Mining death worsens low morale: Vale workers

Vale stopped work at its five mines following the death of a worker at Coleman Mine over the weekend.

Vale employees sent home for 'safety pause' in wake of Sunday's fatal Coleman mine accident

For the second time in the past few months, Sudbury miners are home today for what's known as a "safety pause."

Vale stopped work at its five mines following the death of a worker at Coleman Mine in Levack over the weekend.

Lloyd Harris, who works at Creighton Mine, said he was told to "go home and the supervisor will call you ... I don't know, [I] guess it's time to go home and reflect."

Miner's name released

Police have released the name of the miner killed on the job at Coleman Mine on Sunday.

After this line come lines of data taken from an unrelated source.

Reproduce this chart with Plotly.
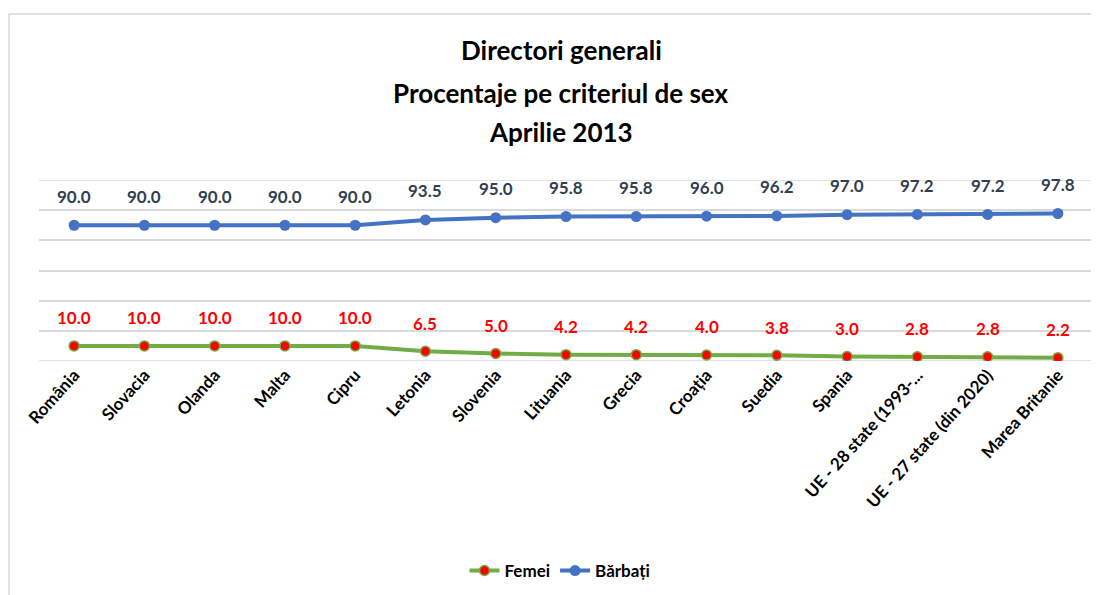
import plotly.graph_objects as go

categories = ["România", "Slovacia", "Olanda", "Malta", "Cipru", "Letonia", "Slovenia",
              "Lituania", "Grecia", "Croația", "Suedia", "Spania",
              "UE - 28 state (1993-...", "UE - 27 state (din 2020)", "Marea Britanie"]
femei = [10.0, 10.0, 10.0, 10.0, 10.0, 6.5, 5.0, 4.2, 4.2, 4.0, 3.8, 3.0, 2.8, 2.8, 2.2]
barbati = [90.0, 90.0, 90.0, 90.0, 90.0, 93.5, 95.0, 95.8, 95.8, 96.0, 96.2, 97.0, 97.2, 97.2, 97.8]
title_lines = ["Directori generali", "Procentaje pe criteriul de sex", "Aprilie 2013"]
y_ticks = [0, 20, 40, 60, 80, 100, 120]

FONT = "Lato"
OFF = 8  # page body margin
W, H = 1099 - OFF, 595 - OFF
L, R, T, B = 39 - OFF, 6, 180 - OFF, 595 - 361
pw, ph = W - L - R, H - T - B
GRID = "#D9D9D9"


def px_x(x):
    return (x - OFF - L) / pw


def px_y(y):
    return (H - B - (y - OFF)) / ph


fig = go.Figure()
fig.add_trace(go.Scatter(
    x=categories, y=femei, name="<b>Femei</b>", mode="lines+markers",
    line=dict(color="#70AD47", width=4),
    marker=dict(color="#FF0000", size=10, line=dict(color="#70AD47", width=1.5)),
))
fig.add_trace(go.Scatter(
    x=categories, y=barbati, name="<b>Bărbați</b>", mode="lines+markers",
    line=dict(color="#4472C4", width=4),
    marker=dict(color="#4472C4", size=11),
))

annotations = []
for c, v in zip(categories, barbati):
    annotations.append(dict(x=c, y=v, text=f"<b>{v:.1f}</b>", showarrow=False,
                            yshift=29, font=dict(family=FONT, size=17, color="#333F50")))
for c, v in zip(categories, femei):
    annotations.append(dict(x=c, y=v, text=f"<b>{v:.1f}</b>", showarrow=False,
                            yshift=28, font=dict(family=FONT, size=17, color="#FF0000")))
title_y = [50, 93, 132]
for t, yp in zip(title_lines, title_y):
    annotations.append(dict(xref="paper", yref="paper", x=px_x(561), y=px_y(yp),
                            text=f"<b>{t}</b>", showarrow=False, xanchor="center", yanchor="middle",
                            font=dict(family=FONT, size=26, color="#000000")))

shapes = [dict(type="rect", xref="paper", yref="paper",
               x0=px_x(9), x1=px_x(1098), y0=px_y(610), y1=px_y(14),
               line=dict(color=GRID, width=1.5), fillcolor="rgba(0,0,0,0)", layer="below")]
# edge gridlines (plotly hides gridlines that sit on the plot edge)
for yv in (y_ticks[0], y_ticks[-1]):
    shapes.append(dict(type="line", xref="paper", yref="y", x0=0, x1=1, y0=yv, y1=yv,
                       line=dict(color=GRID, width=1.5), layer="below"))

fig.update_layout(
    width=W, height=H,
    margin=dict(l=L, r=R, t=T, b=B, autoexpand=False),
    paper_bgcolor="white", plot_bgcolor="white",
    showlegend=True,
    legend=dict(orientation="h", xref="container", yref="container",
                x=(560 - OFF) / W, xanchor="center", y=1 - (571 - OFF) / H,
                yanchor="middle", font=dict(family=FONT, size=17, color="#000000"),
                traceorder="normal"),
    annotations=annotations,
    shapes=shapes,
    xaxis=dict(showgrid=False, showline=False, zeroline=False, ticks="", automargin=False,
               tickangle=-48, tickfont=dict(family=FONT, size=17, color="#000000"),
               tickvals=categories, ticktext=[f"<b>{c}</b>" for c in categories],
               range=[-0.5, len(categories) - 0.5]),
    yaxis=dict(range=[y_ticks[0], y_ticks[-1]], tickvals=y_ticks, showgrid=True,
               gridcolor=GRID, gridwidth=1.5,
               showticklabels=False, zeroline=False, showline=False, automargin=False),
    font=dict(family=FONT),
)

fig.write_html("out.html")
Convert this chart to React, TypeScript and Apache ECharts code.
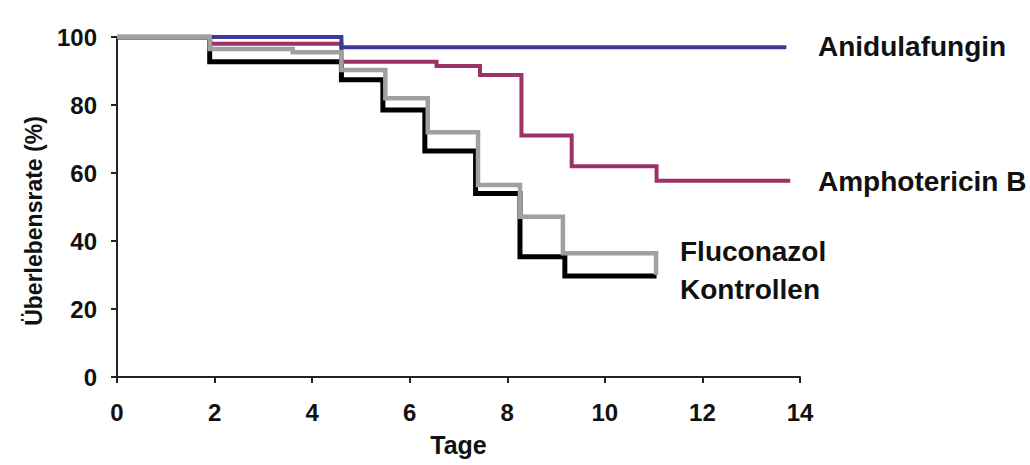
import React, { useEffect, useRef } from "react";
import * as echarts from "echarts";

const xTicks = [0, 2, 4, 6, 8, 10, 12, 14];
const yTicks = [0, 20, 40, 60, 80, 100];

const anidulafungin: [number, number][] = [
  [0, 100], [4.6, 97], [13.72, 97],
];
const amphotericinB: [number, number][] = [
  [0, 100], [1.9, 98], [4.6, 92.7], [6.55, 91.5], [7.44, 88.8], [8.29, 71], [9.32, 62], [11.06, 57.7], [13.8, 57.7],
];
const fluconazol: [number, number][] = [
  [0, 100], [1.9, 96.5], [3.6, 95.5], [4.6, 90.3], [5.5, 82], [6.37, 72], [7.4, 56.5], [8.26, 47.1], [9.14, 36.4], [11.05, 36.4], [11.05, 30],
];
const kontrollen: [number, number][] = [
  [0, 100], [1.9, 92.7], [4.6, 87.4], [5.45, 78.5], [6.31, 66.5], [7.35, 54], [8.26, 35.4], [9.18, 29.7], [11.06, 29.7],
];

const FONT = "'Liberation Sans', Arial, sans-serif";

export default function App() {
  const ref = useRef<HTMLDivElement>(null);
  useEffect(() => {
    if (!ref.current) return;
    const chart = echarts.init(ref.current, null, { renderer: "svg" });
    const mk = (name: string, data: [number, number][], color: string, width: number) => ({
      name,
      type: "line",
      step: "end",
      data,
      symbol: "none",
      lineStyle: { color, width, cap: "butt", join: "miter" },
    });
    chart.setOption({
      animation: false,
      backgroundColor: "#ffffff",
      grid: { left: 117, top: 37, right: 230, bottom: 88 },
      xAxis: {
        type: "value",
        min: 0,
        max: 14,
        interval: 2,
        name: "Tage",
        nameLocation: "middle",
        nameGap: 55,
        nameTextStyle: { fontFamily: FONT, fontWeight: "bold", fontSize: 25, color: "#111" },
        axisLine: { lineStyle: { color: "#222", width: 2 } },
        axisTick: { show: true, length: 6, lineStyle: { color: "#222", width: 2 } },
        axisLabel: { fontFamily: FONT, fontWeight: "bold", fontSize: 24, color: "#111", margin: 23, formatter: (v: number) => (xTicks.includes(v) ? String(v) : "") },
        splitLine: { show: false },
      },
      yAxis: {
        type: "value",
        min: 0,
        max: 100,
        interval: 20,
        name: "Überlebensrate (%)",
        nameLocation: "middle",
        nameGap: 72,
        nameTextStyle: { fontFamily: FONT, fontWeight: "bold", fontSize: 23, color: "#111", padding: [0, 28, 0, 0] },
        axisLine: { show: true, lineStyle: { color: "#222", width: 2 } },
        axisTick: { show: true, length: 6, lineStyle: { color: "#222", width: 2 } },
        axisLabel: { fontFamily: FONT, fontWeight: "bold", fontSize: 24, color: "#111", margin: 20, formatter: (v: number) => (yTicks.includes(v) ? String(v) : "") },
        splitLine: { show: false },
      },
      series: [
        mk("Kontrollen", kontrollen, "#000000", 5),
        mk("Amphotericin B", amphotericinB, "#9b3366", 4),
        mk("Anidulafungin", anidulafungin, "#3a3a9e", 4),
        mk("Fluconazol", fluconazol, "#a0a0a0", 4.5),
      ],
      graphic: [
        { type: "text", left: 818, top: 32, style: { text: "Anidulafungin", font: `bold 28px ${FONT}`, fill: "#111" } },
        { type: "text", left: 818, top: 167, style: { text: "Amphotericin B", font: `bold 28px ${FONT}`, fill: "#111" } },
        { type: "text", left: 680, top: 237, style: { text: "Fluconazol", font: `bold 28px ${FONT}`, fill: "#111" } },
        { type: "text", left: 680, top: 275, style: { text: "Kontrollen", font: `bold 28px ${FONT}`, fill: "#111" } },
      ],
    });
    return () => chart.dispose();
  }, []);
  return <div ref={ref} style={{ position: "fixed", left: 0, top: 0, width: 1030, height: 465 }} />;
}
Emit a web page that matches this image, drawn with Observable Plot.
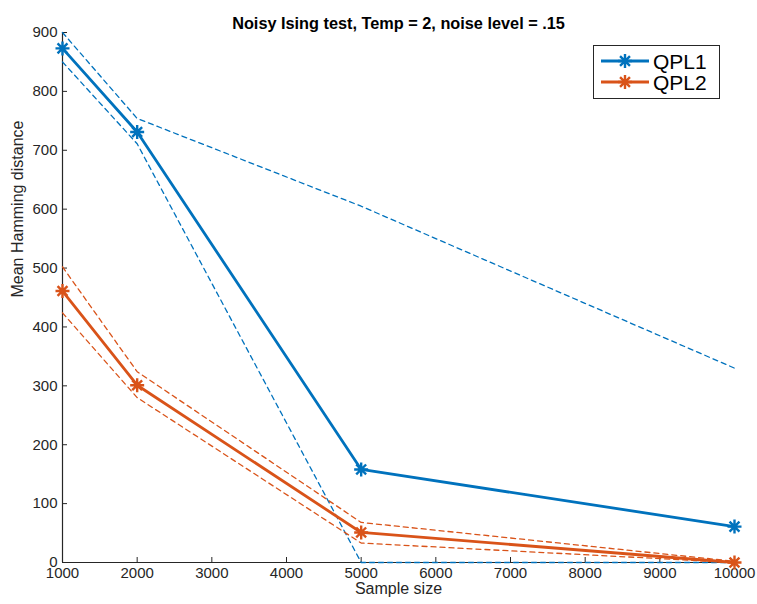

Stephen Perry, 47, was fatally injured on the 4,200-foot level. He was pronounced dead at the surface.

The Greater Sudbury Police and the Ministry of Labour are investigating.

Harris has been a miner for four decades and said fatal accidents always weigh heavily on people. He said he believes worker morale was already low at Vale — and this fatal accident just makes it worse.

"[It] just adds to … the frustrations that the guys are going through," he said.

Homer Seguin, a former union leader and a champion of worker safety, said the three fatalities in Sudbury in the past year feel like a step backwards.

"It's like going back to the old days when we were having somebody killed every month,’ he recalled.

Xstrata, another local mining company, also had a work stoppage in November 2011, after a series of minor injuries at its two Sudbury mines.

Richard Paquin, CAW Local 598 president

CAW Local 598 president Richard Paquin said miners were upset about that stoppage at first, as they felt the company was blaming them for the accidents. But he added it worked out in the end.

Paquin noted that, if there are morale problems at Vale, the pause may go a long way to keeping miners safe.

"When people's morale is down — for whatever reason — you're not 100 per cent concentrated on safety, because you're always watching over your back," he said.

Vale said how long its mines will sit quiet depends on whether any immediate action needs to be taken following the third fatal accident in Sudbury in the past eight months.